Damien Debecker and his team have developed a hybrid catalyst that produces chemical cascade reactions of unprecedented efficiency. It’s a very useful invention for improving chemical processes. Ultimately, some drugs could be produced in a greener way. Also, biomass molecules, such as the ‘waste’ molecule glycerol, could be transformed more rapidly for the production of biopolymers.
If you ever want to play the apprentice chemist, one of the first things you'll have to deal with is catalysis. Sound scary? Fear not! There’s nothing cataclysmic about catalysis, so don’t let it intimidate you. Granted, provocation is what catalysis is about. It’s an integral part of our daily life, the subtle basis of thousands of chemical reactions which occur naturally in our environment and industries.

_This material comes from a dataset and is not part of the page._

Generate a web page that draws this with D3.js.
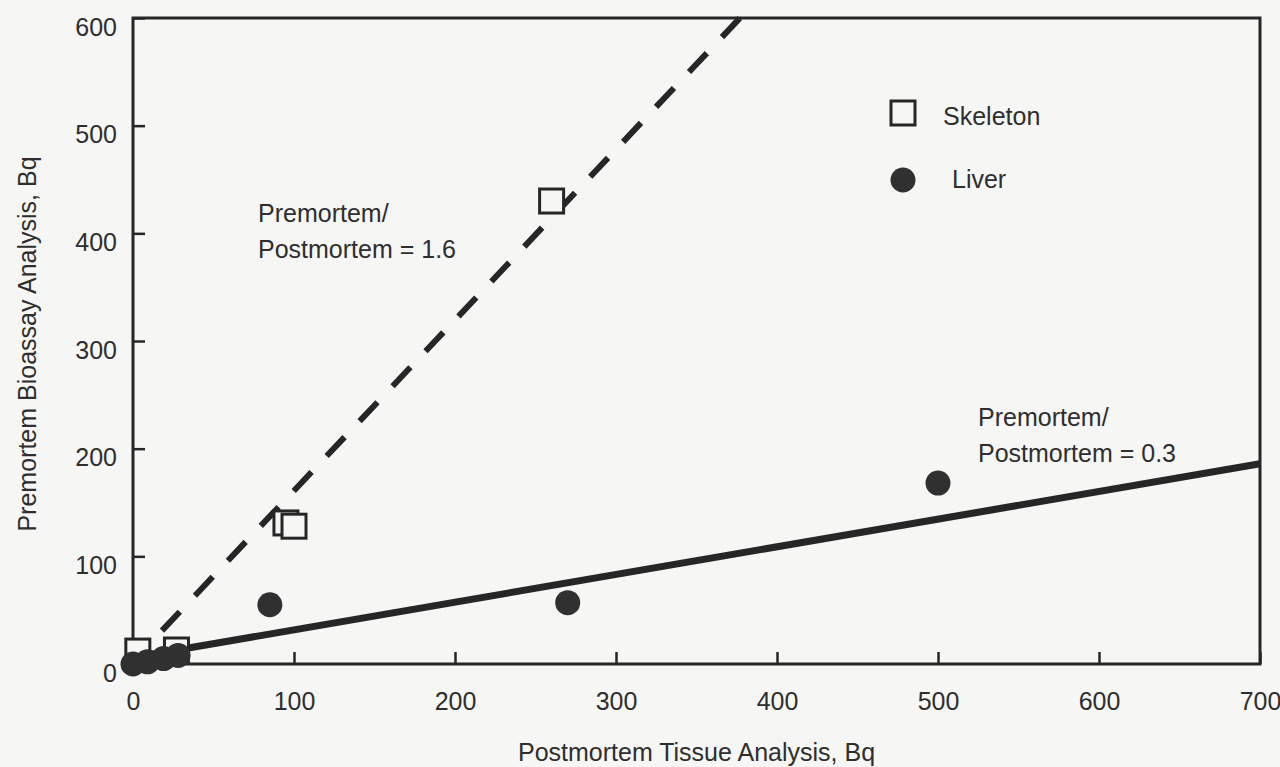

Catalysis is ‘the acceleration of a chemical reaction’, explains Damien Debecker, a professor and researcher at the Institute of Condensed Matter and Nanosciences. ‘And 90% of industrial plastics, textiles, household goods, pharmaceuticals, fuels, etc., are made by using catalysis and thus catalysts.’ From making bread with baker's yeast to our vehicles’ exhaust-reducing catalytic converters, catalysis is everywhere. It’s therefore important to understand what a catalyst is and above all to find the best possible catalysts to optimise chemical processes. They make it possible for two substances (or reagents) to react effectively to each other for the purpose of forming a specific new product.
Hybrid catalysts for cascade reactions
This is the focus of Damien Debecker and his research team: finding new catalysts for developing sustainable chemical processes such as recovering molecules from biomass, converting CO2 into ‘e-fuels’, achieving greener synthesis of molecules with high added value, etc. ‘There are three subcategories of catalysts’, he explains. ‘The first subcategory is homogeneous catalysts, which are substances that dissolve in a liquid reaction medium to form a single phase. The second is heterogeneous catalysts which are solid and insoluble in the reaction medium; they’re interesting because we can recover and reuse them after the reaction has taken place. The last subcategory is enzymes, proteins whose role is promoting chemical reactions within living cells, namely biochemical reactions. These three subcategories of catalysts are generally used in different fields of application. It’s a relatively compartmentalised science.’ Prof. Debecker's team is focused mainly on developing new heterogeneous catalysts. But he’s also interested in enzymes. ‘Enzymes are soluble, they were developed by nature during Darwinian evolution and are specialised in carrying out a very precise chemical reaction with great efficiency. They’re “perfect” catalysts but we can’t reproduce them in chemistry and they require gentle handling.’ For some applications, it seems worthwhile to combine the two types of catalysis, for example by carrying out a cascade reaction, where the enzyme performs a first transformation, the product of which then serves as a substrate for the heterogeneous synthetic catalyst.
Prof. Debecker's idea was to immobilise enzymes directly on a solid catalyst to prevent them from dissolving and to be able to recover them after the reaction. ‘It’s to bridge the gap between heterogeneous and enzymatic catalysis,’ he says. It’s a challenge his team recently met successfully and the results of which have been published in the prestigious journal Chemical Science. They did so by imagining a hybrid catalyst that combines the effect of a solid catalyst and an enzyme. The approach they followed to create such a catalyst was using zeolites, solid catalysts created by chemists and whose structure is microporous. ‘But zeolite pores are too small for enzymes to enter them and zeolites have few anchor points for fixing enzymes onto their surface’, Prof. Debecker says. Here the researchers got creative: they used aerosol processing to create microspheres of zeolite nanocrystals, using them as very small building blocks to form a hollow sphere. ‘This trick allowed us to load the interior of the microspheres with enzymes and thus obtain a true heterogeneous hybrid catalyst!’ Prof. Debecker explains. ‘We have two catalytic entities “for the price of one” and the microspheres can contain a large amount of enzymes, which further strengthens overall catalytic capacity. This bifunctional solid makes it possible to carry out cascade reactions that have never been produced before with such efficiency.’
Testing the concept for biomass recovery
The targeted reaction with this new catalyst was a reaction model to test the principle of this hybrid catalyst based on the encapsulation of enzymes in zeolite microspheres. ‘The new hybrid catalyst design has proven itself in our cascade reaction model,’ Prof. Debecker says, ‘but it’s promising for other types of reactions.’ It’s now a question of identifying cascade reactions for which there’s great interest in working with this zeolite-enzyme combination for synthesising new molecules, reducing complexity or intensifying current chemical processes. ‘In a project that just started, we’re studying whether our concept can be applied to other reactions, particularly those focusing on biomass recovery. For example, glycerol, a “waste” molecule, must undergo two catalytic stages to be transformed into lactic acid, which we use to make biopolymers.’